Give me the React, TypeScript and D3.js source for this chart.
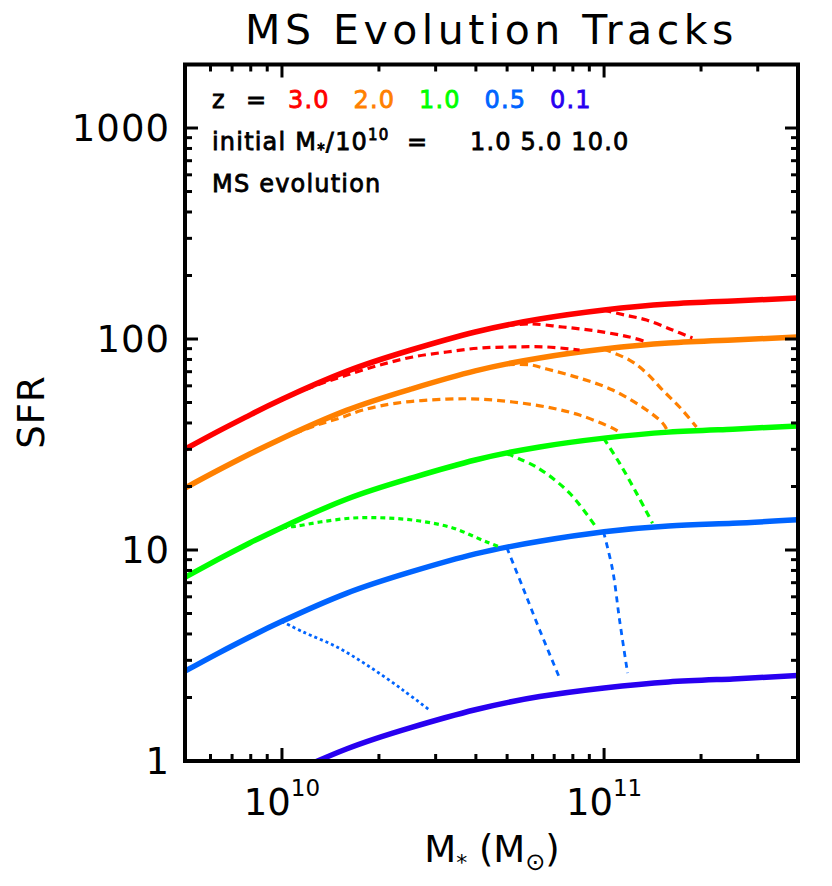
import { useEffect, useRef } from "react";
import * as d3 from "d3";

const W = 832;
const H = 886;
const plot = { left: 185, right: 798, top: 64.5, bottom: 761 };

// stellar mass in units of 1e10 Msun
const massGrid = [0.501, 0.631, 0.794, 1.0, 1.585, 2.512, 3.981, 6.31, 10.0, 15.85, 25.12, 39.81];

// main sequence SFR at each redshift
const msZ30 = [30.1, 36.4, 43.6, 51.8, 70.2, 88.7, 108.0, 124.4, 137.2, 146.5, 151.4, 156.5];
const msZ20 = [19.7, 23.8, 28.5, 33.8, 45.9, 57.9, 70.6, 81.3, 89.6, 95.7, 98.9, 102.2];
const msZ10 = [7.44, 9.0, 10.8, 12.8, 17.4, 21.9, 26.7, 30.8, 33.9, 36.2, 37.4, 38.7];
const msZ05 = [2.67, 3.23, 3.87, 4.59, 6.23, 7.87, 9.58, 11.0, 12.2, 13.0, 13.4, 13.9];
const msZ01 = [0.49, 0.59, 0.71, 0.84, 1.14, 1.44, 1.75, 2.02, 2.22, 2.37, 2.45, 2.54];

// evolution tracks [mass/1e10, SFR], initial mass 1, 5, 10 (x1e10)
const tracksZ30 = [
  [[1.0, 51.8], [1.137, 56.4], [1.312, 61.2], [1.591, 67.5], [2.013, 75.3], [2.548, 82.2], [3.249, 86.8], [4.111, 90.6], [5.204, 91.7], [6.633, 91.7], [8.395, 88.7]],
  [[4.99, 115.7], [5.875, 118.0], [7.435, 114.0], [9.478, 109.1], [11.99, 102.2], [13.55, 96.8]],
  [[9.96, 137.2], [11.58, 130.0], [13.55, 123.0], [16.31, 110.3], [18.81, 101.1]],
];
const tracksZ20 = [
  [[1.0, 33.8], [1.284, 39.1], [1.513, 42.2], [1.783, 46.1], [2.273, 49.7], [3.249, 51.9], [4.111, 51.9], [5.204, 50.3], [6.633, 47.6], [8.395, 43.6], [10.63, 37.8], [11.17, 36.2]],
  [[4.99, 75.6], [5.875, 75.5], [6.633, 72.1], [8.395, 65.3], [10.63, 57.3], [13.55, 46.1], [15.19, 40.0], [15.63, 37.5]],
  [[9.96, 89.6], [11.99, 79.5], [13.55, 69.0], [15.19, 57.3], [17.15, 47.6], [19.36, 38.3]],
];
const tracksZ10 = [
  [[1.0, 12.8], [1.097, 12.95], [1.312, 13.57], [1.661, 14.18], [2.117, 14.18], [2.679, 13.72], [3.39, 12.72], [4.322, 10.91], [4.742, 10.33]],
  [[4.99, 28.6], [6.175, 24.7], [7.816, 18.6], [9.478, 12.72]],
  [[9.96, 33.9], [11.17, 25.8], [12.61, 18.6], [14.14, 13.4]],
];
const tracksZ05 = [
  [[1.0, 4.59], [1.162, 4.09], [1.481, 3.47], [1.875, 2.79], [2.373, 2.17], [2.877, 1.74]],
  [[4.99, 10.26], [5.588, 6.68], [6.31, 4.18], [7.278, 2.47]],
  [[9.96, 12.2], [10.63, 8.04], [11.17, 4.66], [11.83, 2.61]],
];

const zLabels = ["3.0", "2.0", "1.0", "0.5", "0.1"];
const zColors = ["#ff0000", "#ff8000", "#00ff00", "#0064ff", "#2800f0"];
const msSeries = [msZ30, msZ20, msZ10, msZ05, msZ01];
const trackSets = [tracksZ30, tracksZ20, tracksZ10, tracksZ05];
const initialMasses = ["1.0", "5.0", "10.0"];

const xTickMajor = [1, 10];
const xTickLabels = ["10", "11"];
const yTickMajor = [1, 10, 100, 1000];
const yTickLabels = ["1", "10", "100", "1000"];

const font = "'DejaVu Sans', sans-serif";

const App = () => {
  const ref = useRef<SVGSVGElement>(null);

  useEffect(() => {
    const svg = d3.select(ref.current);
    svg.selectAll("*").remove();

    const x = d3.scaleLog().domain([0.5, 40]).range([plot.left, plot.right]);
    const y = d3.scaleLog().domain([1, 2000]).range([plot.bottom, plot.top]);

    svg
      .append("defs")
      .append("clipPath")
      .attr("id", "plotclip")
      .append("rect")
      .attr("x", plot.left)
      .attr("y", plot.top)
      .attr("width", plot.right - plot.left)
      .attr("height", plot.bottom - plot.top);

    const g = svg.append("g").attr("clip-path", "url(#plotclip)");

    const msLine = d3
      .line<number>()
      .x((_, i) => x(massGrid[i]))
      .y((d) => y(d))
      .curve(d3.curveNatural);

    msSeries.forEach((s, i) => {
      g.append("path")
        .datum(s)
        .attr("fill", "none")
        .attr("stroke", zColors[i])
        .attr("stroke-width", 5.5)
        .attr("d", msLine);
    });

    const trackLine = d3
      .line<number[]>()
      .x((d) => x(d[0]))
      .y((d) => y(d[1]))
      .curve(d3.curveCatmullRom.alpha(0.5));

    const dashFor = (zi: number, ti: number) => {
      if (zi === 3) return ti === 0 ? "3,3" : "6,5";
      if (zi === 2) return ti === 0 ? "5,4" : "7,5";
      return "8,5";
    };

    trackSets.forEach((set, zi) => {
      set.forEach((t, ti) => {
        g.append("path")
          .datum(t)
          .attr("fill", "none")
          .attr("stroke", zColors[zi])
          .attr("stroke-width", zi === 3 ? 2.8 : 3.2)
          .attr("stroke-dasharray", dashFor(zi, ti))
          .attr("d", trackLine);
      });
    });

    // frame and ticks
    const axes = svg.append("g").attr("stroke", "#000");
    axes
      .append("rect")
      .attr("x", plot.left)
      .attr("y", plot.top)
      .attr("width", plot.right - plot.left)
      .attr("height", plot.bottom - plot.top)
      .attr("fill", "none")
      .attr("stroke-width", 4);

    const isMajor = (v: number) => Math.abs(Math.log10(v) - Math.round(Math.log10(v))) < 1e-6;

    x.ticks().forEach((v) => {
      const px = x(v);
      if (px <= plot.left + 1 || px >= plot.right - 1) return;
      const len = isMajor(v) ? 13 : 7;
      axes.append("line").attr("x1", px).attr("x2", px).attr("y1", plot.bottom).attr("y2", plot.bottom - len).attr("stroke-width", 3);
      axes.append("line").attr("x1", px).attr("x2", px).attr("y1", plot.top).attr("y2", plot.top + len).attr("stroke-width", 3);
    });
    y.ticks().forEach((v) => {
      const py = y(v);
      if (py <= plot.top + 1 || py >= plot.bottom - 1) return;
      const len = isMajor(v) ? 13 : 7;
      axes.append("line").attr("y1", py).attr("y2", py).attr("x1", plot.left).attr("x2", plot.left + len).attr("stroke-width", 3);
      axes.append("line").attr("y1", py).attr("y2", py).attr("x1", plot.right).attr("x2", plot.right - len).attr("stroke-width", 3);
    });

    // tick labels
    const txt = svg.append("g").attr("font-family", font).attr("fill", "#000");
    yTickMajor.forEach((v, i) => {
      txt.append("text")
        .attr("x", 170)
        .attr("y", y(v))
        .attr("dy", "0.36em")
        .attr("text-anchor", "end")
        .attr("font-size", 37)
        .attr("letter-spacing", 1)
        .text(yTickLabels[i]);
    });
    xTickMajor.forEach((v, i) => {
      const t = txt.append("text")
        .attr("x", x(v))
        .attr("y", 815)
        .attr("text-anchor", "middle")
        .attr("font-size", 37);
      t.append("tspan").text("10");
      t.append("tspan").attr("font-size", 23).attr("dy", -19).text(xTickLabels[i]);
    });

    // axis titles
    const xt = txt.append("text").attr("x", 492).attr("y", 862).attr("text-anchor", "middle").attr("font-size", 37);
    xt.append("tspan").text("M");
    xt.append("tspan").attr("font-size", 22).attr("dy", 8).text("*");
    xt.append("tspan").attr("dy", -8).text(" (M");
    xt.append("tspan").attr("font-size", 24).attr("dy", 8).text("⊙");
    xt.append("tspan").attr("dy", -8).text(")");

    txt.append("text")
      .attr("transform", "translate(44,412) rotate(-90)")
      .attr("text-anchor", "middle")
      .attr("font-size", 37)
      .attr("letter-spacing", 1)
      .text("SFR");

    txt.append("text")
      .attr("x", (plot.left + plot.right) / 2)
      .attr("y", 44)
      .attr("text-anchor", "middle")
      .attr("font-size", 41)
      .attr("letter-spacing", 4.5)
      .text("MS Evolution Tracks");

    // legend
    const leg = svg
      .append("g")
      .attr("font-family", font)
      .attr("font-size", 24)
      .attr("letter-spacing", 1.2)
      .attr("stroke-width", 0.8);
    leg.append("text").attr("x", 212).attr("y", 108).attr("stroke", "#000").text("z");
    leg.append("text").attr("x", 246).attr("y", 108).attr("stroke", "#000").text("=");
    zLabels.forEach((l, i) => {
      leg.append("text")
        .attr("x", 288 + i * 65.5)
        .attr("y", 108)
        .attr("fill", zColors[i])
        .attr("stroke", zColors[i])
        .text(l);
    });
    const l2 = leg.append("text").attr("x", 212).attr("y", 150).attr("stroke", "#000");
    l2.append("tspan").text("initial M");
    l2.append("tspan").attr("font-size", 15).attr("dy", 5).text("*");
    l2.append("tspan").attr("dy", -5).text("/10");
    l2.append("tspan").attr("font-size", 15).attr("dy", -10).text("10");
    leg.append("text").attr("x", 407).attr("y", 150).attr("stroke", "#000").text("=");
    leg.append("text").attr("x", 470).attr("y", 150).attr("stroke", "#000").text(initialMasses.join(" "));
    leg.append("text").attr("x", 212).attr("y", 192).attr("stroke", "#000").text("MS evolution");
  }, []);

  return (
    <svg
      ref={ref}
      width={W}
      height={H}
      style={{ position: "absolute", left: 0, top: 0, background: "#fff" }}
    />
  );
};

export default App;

───

> [REQUIREMENTS]: Restate the material word for word from its first line through the line containing "2.37, 2.45, 2.54];", both included; the pictures do not belong in it.

> [OUTPUT OF THE TASK]:
Give me the React, TypeScript and D3.js source for this chart.
import { useEffect, useRef } from "react";
import * as d3 from "d3";

const W = 832;
const H = 886;
const plot = { left: 185, right: 798, top: 64.5, bottom: 761 };

// stellar mass in units of 1e10 Msun
const massGrid = [0.501, 0.631, 0.794, 1.0, 1.585, 2.512, 3.981, 6.31, 10.0, 15.85, 25.12, 39.81];

// main sequence SFR at each redshift
const msZ30 = [30.1, 36.4, 43.6, 51.8, 70.2, 88.7, 108.0, 124.4, 137.2, 146.5, 151.4, 156.5];
const msZ20 = [19.7, 23.8, 28.5, 33.8, 45.9, 57.9, 70.6, 81.3, 89.6, 95.7, 98.9, 102.2];
const msZ10 = [7.44, 9.0, 10.8, 12.8, 17.4, 21.9, 26.7, 30.8, 33.9, 36.2, 37.4, 38.7];
const msZ05 = [2.67, 3.23, 3.87, 4.59, 6.23, 7.87, 9.58, 11.0, 12.2, 13.0, 13.4, 13.9];
const msZ01 = [0.49, 0.59, 0.71, 0.84, 1.14, 1.44, 1.75, 2.02, 2.22, 2.37, 2.45, 2.54];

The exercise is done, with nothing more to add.